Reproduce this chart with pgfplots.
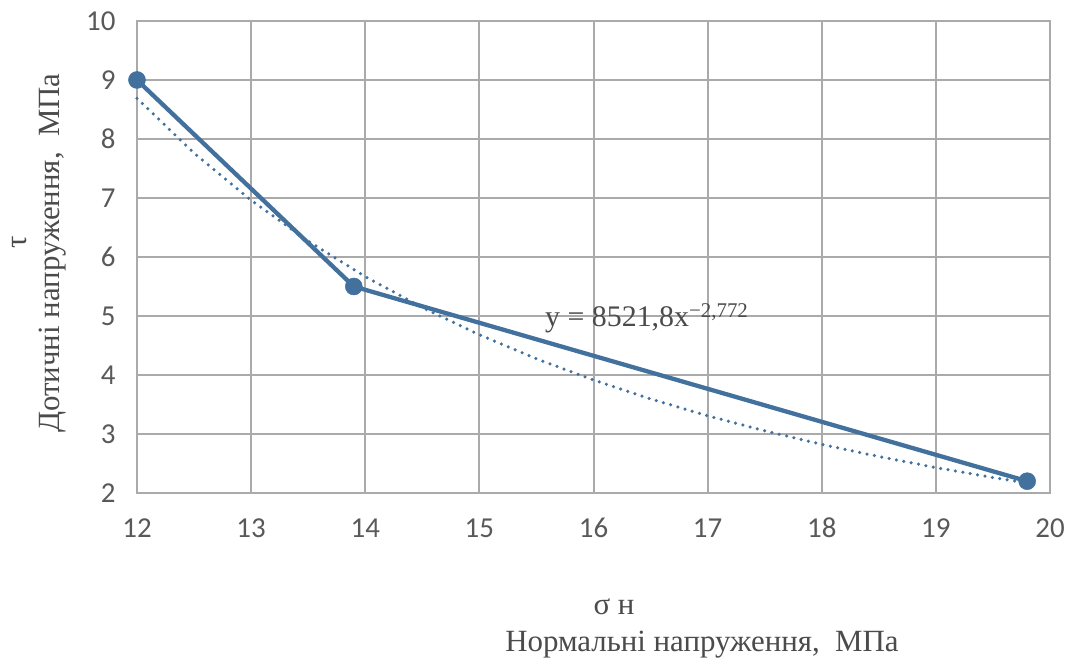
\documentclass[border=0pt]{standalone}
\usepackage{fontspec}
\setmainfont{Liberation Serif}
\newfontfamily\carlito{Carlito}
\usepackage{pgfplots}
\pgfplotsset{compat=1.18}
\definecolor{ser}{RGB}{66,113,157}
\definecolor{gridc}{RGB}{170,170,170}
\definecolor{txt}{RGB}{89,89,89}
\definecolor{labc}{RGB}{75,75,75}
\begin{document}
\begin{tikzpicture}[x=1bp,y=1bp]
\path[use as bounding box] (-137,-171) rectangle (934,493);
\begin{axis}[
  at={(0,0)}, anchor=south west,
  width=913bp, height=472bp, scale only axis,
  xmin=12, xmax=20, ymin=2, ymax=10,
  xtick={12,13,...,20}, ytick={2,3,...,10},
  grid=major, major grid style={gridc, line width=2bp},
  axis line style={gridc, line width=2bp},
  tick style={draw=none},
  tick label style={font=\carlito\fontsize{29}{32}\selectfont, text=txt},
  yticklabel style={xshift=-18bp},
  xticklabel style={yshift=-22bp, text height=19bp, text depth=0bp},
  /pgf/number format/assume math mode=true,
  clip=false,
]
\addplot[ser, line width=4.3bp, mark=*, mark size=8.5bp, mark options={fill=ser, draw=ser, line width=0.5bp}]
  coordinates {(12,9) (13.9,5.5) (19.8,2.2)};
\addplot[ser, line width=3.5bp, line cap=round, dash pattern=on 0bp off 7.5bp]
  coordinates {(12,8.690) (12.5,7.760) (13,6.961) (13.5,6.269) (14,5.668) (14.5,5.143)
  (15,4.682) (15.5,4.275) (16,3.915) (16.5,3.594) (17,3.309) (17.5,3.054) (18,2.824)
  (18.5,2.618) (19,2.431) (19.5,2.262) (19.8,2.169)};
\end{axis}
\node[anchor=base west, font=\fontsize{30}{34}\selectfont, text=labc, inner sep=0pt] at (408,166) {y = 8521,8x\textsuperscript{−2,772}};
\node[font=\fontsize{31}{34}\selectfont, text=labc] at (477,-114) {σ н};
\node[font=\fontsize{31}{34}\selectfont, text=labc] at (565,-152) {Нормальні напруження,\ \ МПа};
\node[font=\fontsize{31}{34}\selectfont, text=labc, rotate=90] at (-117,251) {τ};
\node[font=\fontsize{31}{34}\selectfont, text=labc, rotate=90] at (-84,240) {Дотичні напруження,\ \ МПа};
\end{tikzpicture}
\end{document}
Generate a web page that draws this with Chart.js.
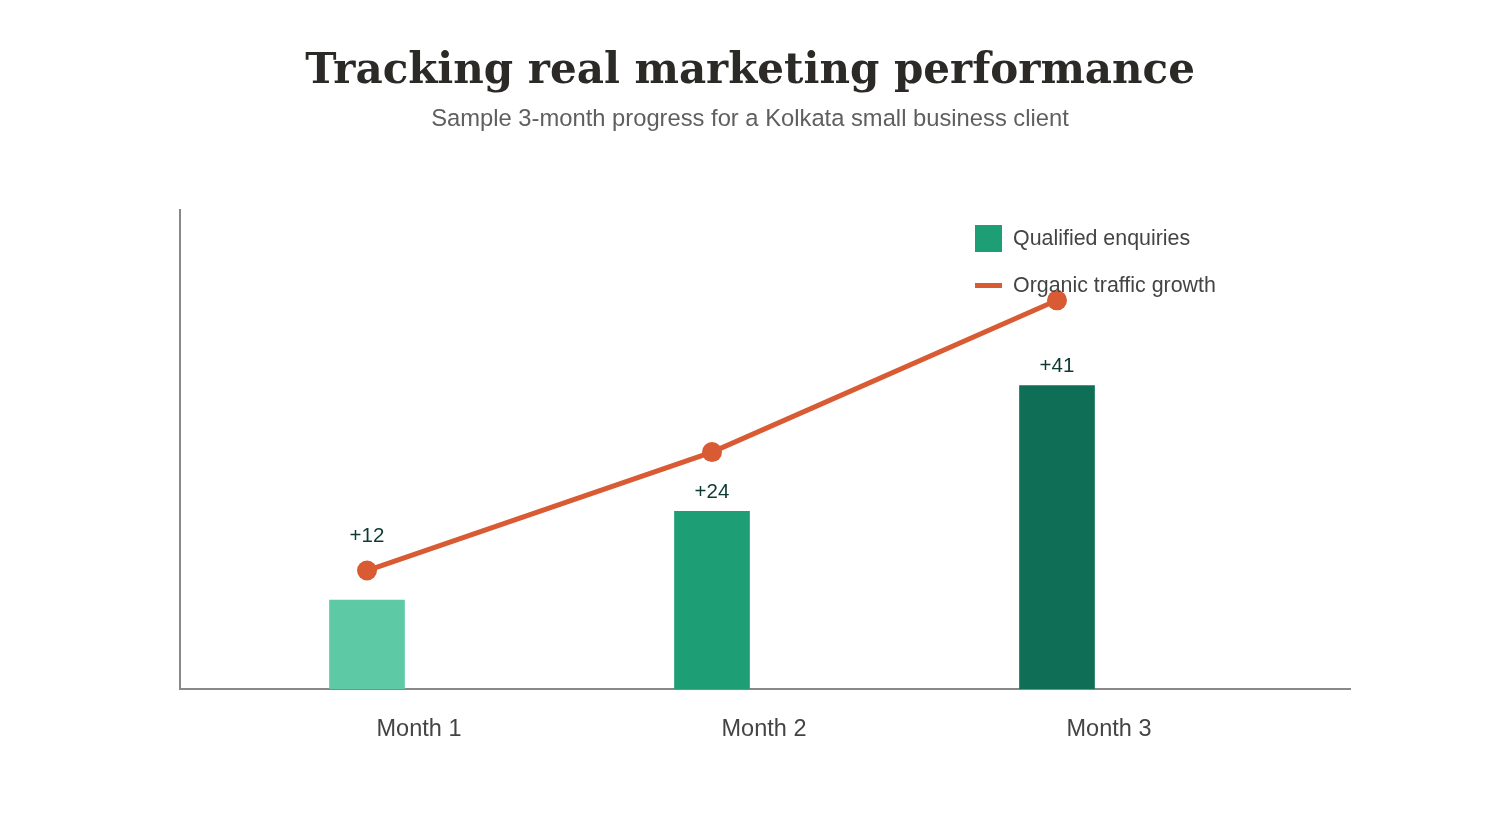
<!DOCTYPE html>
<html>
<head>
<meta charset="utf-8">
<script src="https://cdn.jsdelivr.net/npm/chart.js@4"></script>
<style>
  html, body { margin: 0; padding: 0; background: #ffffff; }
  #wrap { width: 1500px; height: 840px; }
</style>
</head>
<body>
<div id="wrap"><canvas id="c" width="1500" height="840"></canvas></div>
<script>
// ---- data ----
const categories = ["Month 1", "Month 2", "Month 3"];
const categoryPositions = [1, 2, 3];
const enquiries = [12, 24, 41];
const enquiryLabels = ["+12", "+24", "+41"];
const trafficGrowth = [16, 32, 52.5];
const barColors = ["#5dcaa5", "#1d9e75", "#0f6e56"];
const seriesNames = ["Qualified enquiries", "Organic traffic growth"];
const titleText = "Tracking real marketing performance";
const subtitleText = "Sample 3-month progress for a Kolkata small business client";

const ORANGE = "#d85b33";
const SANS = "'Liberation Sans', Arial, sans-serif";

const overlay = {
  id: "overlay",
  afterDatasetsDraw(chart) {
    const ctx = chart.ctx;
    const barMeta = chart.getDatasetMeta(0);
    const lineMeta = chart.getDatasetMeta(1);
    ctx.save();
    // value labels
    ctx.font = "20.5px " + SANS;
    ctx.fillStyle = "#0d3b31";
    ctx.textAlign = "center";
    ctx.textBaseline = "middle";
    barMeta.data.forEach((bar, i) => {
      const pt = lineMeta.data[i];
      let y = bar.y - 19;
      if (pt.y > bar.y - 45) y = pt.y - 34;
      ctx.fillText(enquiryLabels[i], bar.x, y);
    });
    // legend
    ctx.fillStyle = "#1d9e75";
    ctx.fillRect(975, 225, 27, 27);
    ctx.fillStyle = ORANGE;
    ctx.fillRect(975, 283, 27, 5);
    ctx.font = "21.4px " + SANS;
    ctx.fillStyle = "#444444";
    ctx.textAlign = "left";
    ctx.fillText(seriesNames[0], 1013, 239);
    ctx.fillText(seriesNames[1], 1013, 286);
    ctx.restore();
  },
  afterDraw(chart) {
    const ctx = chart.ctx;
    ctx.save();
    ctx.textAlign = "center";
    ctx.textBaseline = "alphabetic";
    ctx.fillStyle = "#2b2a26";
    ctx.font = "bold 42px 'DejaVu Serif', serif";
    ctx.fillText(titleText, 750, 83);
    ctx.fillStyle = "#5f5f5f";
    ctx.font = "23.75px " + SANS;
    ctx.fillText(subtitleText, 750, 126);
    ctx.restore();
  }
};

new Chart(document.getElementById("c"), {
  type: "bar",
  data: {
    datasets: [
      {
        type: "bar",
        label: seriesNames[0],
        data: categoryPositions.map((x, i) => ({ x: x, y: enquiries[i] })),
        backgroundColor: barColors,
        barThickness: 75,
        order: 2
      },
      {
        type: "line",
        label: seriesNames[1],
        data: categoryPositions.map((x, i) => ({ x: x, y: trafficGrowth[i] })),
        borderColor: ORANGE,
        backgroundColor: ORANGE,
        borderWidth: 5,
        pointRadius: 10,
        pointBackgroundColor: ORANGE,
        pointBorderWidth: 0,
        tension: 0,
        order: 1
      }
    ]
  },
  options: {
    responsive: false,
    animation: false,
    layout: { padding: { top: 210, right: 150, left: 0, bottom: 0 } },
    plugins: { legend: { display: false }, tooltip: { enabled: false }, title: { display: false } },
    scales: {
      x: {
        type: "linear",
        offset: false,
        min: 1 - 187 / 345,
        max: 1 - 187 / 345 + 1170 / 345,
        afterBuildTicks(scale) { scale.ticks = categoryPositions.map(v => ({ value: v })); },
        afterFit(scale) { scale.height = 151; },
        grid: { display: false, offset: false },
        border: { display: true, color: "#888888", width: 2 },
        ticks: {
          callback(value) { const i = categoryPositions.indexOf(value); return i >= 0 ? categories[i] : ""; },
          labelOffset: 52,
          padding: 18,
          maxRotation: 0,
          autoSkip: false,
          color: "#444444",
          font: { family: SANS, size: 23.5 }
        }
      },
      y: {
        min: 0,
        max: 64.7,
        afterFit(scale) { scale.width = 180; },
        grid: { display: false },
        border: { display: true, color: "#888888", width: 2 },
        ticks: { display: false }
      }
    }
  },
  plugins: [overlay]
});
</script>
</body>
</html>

Your instructions
Which lines include the word "with"? Copy every one of them.

Reply
Reproduce this chart with pgfplots.
Generate a web page that draws this with Chart.js.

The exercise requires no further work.